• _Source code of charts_
------------------------------------------------------------

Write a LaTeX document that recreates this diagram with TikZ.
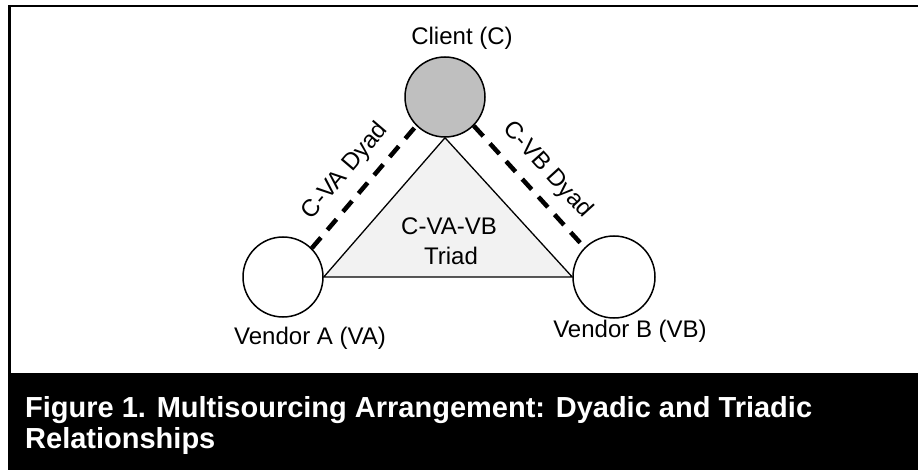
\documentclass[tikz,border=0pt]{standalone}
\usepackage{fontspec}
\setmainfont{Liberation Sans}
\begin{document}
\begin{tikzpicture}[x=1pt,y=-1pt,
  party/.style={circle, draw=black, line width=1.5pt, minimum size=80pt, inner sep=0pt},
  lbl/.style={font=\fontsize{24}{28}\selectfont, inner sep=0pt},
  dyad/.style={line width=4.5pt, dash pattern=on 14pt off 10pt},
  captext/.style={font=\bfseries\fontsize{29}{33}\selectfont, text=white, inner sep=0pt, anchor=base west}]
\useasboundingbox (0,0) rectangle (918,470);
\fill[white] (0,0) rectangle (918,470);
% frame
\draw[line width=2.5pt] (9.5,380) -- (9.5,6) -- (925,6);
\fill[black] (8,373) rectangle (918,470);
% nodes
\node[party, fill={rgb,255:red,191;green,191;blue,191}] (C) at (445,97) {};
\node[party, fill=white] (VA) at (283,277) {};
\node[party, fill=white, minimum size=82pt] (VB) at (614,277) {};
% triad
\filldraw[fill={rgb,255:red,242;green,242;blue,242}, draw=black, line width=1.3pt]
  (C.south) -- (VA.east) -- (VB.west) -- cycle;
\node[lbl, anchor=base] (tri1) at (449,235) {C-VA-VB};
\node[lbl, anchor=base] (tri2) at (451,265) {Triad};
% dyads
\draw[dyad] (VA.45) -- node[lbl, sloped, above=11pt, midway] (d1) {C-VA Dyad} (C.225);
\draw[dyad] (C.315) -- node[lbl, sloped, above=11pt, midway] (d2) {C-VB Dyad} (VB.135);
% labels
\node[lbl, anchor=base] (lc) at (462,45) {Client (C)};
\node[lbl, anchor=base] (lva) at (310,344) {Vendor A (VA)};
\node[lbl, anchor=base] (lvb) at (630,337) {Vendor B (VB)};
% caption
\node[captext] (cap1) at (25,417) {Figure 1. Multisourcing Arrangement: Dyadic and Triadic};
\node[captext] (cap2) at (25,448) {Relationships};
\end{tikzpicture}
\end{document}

------------------------------------------------------------

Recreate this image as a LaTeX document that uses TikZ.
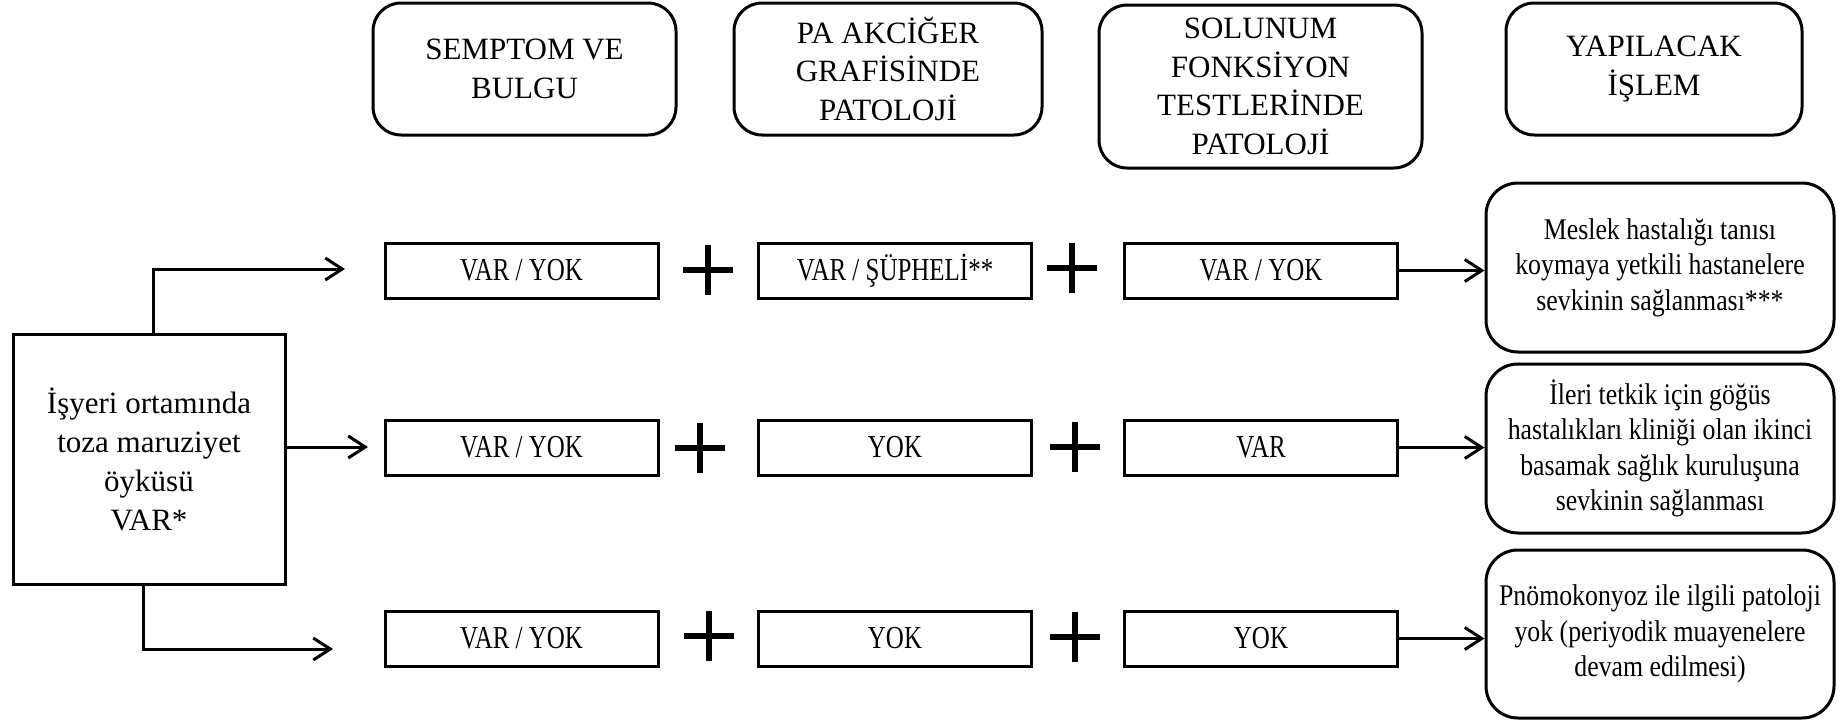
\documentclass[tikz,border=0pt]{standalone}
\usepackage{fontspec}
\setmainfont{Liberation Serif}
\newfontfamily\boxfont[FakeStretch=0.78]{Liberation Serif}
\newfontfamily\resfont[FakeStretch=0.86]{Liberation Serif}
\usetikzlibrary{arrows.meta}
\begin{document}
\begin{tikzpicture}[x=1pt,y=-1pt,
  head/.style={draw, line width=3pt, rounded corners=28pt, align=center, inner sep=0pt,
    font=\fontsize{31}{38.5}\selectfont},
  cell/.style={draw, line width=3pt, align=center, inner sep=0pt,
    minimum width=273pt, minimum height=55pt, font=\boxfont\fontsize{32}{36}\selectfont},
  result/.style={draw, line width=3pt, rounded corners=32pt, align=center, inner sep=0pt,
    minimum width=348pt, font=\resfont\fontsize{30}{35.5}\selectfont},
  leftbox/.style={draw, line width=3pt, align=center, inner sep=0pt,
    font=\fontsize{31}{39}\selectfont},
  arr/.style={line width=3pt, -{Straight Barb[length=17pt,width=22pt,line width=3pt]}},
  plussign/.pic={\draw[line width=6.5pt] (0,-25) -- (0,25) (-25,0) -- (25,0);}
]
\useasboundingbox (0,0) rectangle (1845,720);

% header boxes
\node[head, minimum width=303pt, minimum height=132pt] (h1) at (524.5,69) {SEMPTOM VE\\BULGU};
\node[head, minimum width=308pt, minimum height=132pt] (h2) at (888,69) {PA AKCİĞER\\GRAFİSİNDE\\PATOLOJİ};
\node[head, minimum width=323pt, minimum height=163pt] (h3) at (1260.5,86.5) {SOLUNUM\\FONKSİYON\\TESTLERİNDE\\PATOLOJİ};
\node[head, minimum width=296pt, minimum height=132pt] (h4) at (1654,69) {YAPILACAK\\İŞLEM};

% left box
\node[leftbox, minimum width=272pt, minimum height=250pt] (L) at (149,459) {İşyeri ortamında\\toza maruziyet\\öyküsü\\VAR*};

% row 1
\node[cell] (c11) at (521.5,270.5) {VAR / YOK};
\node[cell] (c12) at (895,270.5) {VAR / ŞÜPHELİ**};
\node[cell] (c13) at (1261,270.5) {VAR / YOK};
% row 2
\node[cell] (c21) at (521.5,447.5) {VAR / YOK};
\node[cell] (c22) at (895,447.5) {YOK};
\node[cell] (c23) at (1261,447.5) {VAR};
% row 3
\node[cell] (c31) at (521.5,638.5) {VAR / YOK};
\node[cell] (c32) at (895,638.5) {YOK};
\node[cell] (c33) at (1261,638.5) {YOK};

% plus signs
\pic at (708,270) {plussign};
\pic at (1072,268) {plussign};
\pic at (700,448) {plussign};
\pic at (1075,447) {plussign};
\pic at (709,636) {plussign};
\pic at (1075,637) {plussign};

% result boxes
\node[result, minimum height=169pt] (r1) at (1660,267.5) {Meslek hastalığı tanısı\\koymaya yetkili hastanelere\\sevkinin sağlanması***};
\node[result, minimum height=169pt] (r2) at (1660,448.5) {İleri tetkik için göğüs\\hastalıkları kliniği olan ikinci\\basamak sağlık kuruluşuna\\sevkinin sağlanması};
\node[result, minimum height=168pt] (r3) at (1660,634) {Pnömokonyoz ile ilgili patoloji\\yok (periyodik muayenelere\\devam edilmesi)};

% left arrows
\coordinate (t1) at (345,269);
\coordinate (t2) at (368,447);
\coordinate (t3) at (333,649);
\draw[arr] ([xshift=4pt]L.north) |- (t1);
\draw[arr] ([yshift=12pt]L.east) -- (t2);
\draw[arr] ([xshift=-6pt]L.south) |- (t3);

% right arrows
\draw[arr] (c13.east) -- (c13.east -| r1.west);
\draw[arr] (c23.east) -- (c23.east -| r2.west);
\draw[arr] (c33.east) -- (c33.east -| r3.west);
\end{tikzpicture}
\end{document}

------------------------------------------------------------

• _Aim_
Give back the exact lines above, running from the one that has "Recreate this image" through the one that has "(c33) at (1261,638.5)", with nothing added and no pictures.

• _Worked solution_
Recreate this image as a LaTeX document that uses TikZ.
\documentclass[tikz,border=0pt]{standalone}
\usepackage{fontspec}
\setmainfont{Liberation Serif}
\newfontfamily\boxfont[FakeStretch=0.78]{Liberation Serif}
\newfontfamily\resfont[FakeStretch=0.86]{Liberation Serif}
\usetikzlibrary{arrows.meta}
\begin{document}
\begin{tikzpicture}[x=1pt,y=-1pt,
  head/.style={draw, line width=3pt, rounded corners=28pt, align=center, inner sep=0pt,
    font=\fontsize{31}{38.5}\selectfont},
  cell/.style={draw, line width=3pt, align=center, inner sep=0pt,
    minimum width=273pt, minimum height=55pt, font=\boxfont\fontsize{32}{36}\selectfont},
  result/.style={draw, line width=3pt, rounded corners=32pt, align=center, inner sep=0pt,
    minimum width=348pt, font=\resfont\fontsize{30}{35.5}\selectfont},
  leftbox/.style={draw, line width=3pt, align=center, inner sep=0pt,
    font=\fontsize{31}{39}\selectfont},
  arr/.style={line width=3pt, -{Straight Barb[length=17pt,width=22pt,line width=3pt]}},
  plussign/.pic={\draw[line width=6.5pt] (0,-25) -- (0,25) (-25,0) -- (25,0);}
]
\useasboundingbox (0,0) rectangle (1845,720);

% header boxes
\node[head, minimum width=303pt, minimum height=132pt] (h1) at (524.5,69) {SEMPTOM VE\\BULGU};
\node[head, minimum width=308pt, minimum height=132pt] (h2) at (888,69) {PA AKCİĞER\\GRAFİSİNDE\\PATOLOJİ};
\node[head, minimum width=323pt, minimum height=163pt] (h3) at (1260.5,86.5) {SOLUNUM\\FONKSİYON\\TESTLERİNDE\\PATOLOJİ};
\node[head, minimum width=296pt, minimum height=132pt] (h4) at (1654,69) {YAPILACAK\\İŞLEM};

% left box
\node[leftbox, minimum width=272pt, minimum height=250pt] (L) at (149,459) {İşyeri ortamında\\toza maruziyet\\öyküsü\\VAR*};

% row 1
\node[cell] (c11) at (521.5,270.5) {VAR / YOK};
\node[cell] (c12) at (895,270.5) {VAR / ŞÜPHELİ**};
\node[cell] (c13) at (1261,270.5) {VAR / YOK};
% row 2
\node[cell] (c21) at (521.5,447.5) {VAR / YOK};
\node[cell] (c22) at (895,447.5) {YOK};
\node[cell] (c23) at (1261,447.5) {VAR};
% row 3
\node[cell] (c31) at (521.5,638.5) {VAR / YOK};
\node[cell] (c32) at (895,638.5) {YOK};
\node[cell] (c33) at (1261,638.5) {YOK};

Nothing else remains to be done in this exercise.